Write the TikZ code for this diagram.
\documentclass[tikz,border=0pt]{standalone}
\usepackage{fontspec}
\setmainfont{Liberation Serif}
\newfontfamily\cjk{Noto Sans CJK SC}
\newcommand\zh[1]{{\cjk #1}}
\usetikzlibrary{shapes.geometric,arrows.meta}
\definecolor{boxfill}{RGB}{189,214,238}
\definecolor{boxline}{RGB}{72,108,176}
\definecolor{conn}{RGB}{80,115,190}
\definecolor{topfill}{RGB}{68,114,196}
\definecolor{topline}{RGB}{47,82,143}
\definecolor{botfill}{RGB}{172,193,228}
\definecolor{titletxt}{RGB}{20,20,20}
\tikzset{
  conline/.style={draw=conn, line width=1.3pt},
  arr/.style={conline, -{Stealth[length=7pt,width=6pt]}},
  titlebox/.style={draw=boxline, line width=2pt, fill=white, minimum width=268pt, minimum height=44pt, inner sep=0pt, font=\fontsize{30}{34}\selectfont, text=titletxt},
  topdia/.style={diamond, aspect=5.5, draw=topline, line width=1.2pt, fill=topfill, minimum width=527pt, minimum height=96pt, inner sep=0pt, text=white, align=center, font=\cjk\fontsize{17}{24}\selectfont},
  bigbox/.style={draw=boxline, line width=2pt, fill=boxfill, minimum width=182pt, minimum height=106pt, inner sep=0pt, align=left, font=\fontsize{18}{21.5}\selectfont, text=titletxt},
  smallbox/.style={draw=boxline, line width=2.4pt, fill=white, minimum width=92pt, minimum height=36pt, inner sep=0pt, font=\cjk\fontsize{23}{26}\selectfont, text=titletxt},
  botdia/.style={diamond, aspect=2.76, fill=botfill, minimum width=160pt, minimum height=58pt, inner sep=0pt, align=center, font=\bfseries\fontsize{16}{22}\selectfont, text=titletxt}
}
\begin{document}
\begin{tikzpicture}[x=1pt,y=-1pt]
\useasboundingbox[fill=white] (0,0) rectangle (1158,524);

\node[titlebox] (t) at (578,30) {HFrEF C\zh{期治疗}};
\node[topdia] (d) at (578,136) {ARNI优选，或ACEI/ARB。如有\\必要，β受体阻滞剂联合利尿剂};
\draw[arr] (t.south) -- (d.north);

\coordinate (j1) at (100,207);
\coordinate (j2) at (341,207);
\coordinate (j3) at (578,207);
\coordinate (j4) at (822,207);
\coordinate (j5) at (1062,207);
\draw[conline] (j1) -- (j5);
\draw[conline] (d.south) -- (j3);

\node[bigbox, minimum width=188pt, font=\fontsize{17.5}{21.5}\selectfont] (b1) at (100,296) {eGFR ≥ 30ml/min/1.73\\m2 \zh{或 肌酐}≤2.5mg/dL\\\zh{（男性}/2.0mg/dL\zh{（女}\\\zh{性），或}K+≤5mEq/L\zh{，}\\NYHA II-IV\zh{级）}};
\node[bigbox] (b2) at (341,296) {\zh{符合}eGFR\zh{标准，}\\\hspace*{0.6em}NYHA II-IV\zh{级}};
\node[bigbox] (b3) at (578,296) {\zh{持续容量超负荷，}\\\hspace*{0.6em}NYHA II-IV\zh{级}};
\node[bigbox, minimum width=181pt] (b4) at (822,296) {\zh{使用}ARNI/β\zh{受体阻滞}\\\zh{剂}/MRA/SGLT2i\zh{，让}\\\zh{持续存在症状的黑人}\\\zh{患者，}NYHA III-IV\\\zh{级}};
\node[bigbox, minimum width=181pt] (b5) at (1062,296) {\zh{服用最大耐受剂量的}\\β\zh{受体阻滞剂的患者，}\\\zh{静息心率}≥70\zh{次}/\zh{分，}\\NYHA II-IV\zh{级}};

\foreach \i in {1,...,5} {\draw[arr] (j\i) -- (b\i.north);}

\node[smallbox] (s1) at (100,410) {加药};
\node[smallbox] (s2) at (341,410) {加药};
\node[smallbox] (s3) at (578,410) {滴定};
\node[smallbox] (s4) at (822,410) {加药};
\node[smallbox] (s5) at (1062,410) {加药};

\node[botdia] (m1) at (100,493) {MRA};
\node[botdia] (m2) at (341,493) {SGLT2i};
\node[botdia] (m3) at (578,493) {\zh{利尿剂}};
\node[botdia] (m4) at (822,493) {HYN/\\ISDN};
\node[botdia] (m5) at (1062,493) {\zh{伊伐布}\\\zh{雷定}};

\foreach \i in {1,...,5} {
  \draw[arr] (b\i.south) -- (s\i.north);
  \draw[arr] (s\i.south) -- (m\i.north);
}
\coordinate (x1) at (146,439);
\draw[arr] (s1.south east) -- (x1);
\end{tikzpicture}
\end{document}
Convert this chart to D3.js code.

OBJECTIVE:
The listing above should be transcribed in full, exactly as written.

SOLUTION:
Write the TikZ code for this diagram.
\documentclass[tikz,border=0pt]{standalone}
\usepackage{fontspec}
\setmainfont{Liberation Serif}
\newfontfamily\cjk{Noto Sans CJK SC}
\newcommand\zh[1]{{\cjk #1}}
\usetikzlibrary{shapes.geometric,arrows.meta}
\definecolor{boxfill}{RGB}{189,214,238}
\definecolor{boxline}{RGB}{72,108,176}
\definecolor{conn}{RGB}{80,115,190}
\definecolor{topfill}{RGB}{68,114,196}
\definecolor{topline}{RGB}{47,82,143}
\definecolor{botfill}{RGB}{172,193,228}
\definecolor{titletxt}{RGB}{20,20,20}
\tikzset{
  conline/.style={draw=conn, line width=1.3pt},
  arr/.style={conline, -{Stealth[length=7pt,width=6pt]}},
  titlebox/.style={draw=boxline, line width=2pt, fill=white, minimum width=268pt, minimum height=44pt, inner sep=0pt, font=\fontsize{30}{34}\selectfont, text=titletxt},
  topdia/.style={diamond, aspect=5.5, draw=topline, line width=1.2pt, fill=topfill, minimum width=527pt, minimum height=96pt, inner sep=0pt, text=white, align=center, font=\cjk\fontsize{17}{24}\selectfont},
  bigbox/.style={draw=boxline, line width=2pt, fill=boxfill, minimum width=182pt, minimum height=106pt, inner sep=0pt, align=left, font=\fontsize{18}{21.5}\selectfont, text=titletxt},
  smallbox/.style={draw=boxline, line width=2.4pt, fill=white, minimum width=92pt, minimum height=36pt, inner sep=0pt, font=\cjk\fontsize{23}{26}\selectfont, text=titletxt},
  botdia/.style={diamond, aspect=2.76, fill=botfill, minimum width=160pt, minimum height=58pt, inner sep=0pt, align=center, font=\bfseries\fontsize{16}{22}\selectfont, text=titletxt}
}
\begin{document}
\begin{tikzpicture}[x=1pt,y=-1pt]
\useasboundingbox[fill=white] (0,0) rectangle (1158,524);

\node[titlebox] (t) at (578,30) {HFrEF C\zh{期治疗}};
\node[topdia] (d) at (578,136) {ARNI优选，或ACEI/ARB。如有\\必要，β受体阻滞剂联合利尿剂};
\draw[arr] (t.south) -- (d.north);

\coordinate (j1) at (100,207);
\coordinate (j2) at (341,207);
\coordinate (j3) at (578,207);
\coordinate (j4) at (822,207);
\coordinate (j5) at (1062,207);
\draw[conline] (j1) -- (j5);
\draw[conline] (d.south) -- (j3);

\node[bigbox, minimum width=188pt, font=\fontsize{17.5}{21.5}\selectfont] (b1) at (100,296) {eGFR ≥ 30ml/min/1.73\\m2 \zh{或 肌酐}≤2.5mg/dL\\\zh{（男性}/2.0mg/dL\zh{（女}\\\zh{性），或}K+≤5mEq/L\zh{，}\\NYHA II-IV\zh{级）}};
\node[bigbox] (b2) at (341,296) {\zh{符合}eGFR\zh{标准，}\\\hspace*{0.6em}NYHA II-IV\zh{级}};
\node[bigbox] (b3) at (578,296) {\zh{持续容量超负荷，}\\\hspace*{0.6em}NYHA II-IV\zh{级}};
\node[bigbox, minimum width=181pt] (b4) at (822,296) {\zh{使用}ARNI/β\zh{受体阻滞}\\\zh{剂}/MRA/SGLT2i\zh{，让}\\\zh{持续存在症状的黑人}\\\zh{患者，}NYHA III-IV\\\zh{级}};
\node[bigbox, minimum width=181pt] (b5) at (1062,296) {\zh{服用最大耐受剂量的}\\β\zh{受体阻滞剂的患者，}\\\zh{静息心率}≥70\zh{次}/\zh{分，}\\NYHA II-IV\zh{级}};

\foreach \i in {1,...,5} {\draw[arr] (j\i) -- (b\i.north);}

\node[smallbox] (s1) at (100,410) {加药};
\node[smallbox] (s2) at (341,410) {加药};
\node[smallbox] (s3) at (578,410) {滴定};
\node[smallbox] (s4) at (822,410) {加药};
\node[smallbox] (s5) at (1062,410) {加药};

\node[botdia] (m1) at (100,493) {MRA};
\node[botdia] (m2) at (341,493) {SGLT2i};
\node[botdia] (m3) at (578,493) {\zh{利尿剂}};
\node[botdia] (m4) at (822,493) {HYN/\\ISDN};
\node[botdia] (m5) at (1062,493) {\zh{伊伐布}\\\zh{雷定}};

\foreach \i in {1,...,5} {
  \draw[arr] (b\i.south) -- (s\i.north);
  \draw[arr] (s\i.south) -- (m\i.north);
}
\coordinate (x1) at (146,439);
\draw[arr] (s1.south east) -- (x1);
\end{tikzpicture}
\end{document}
Convert this chart to D3.js code.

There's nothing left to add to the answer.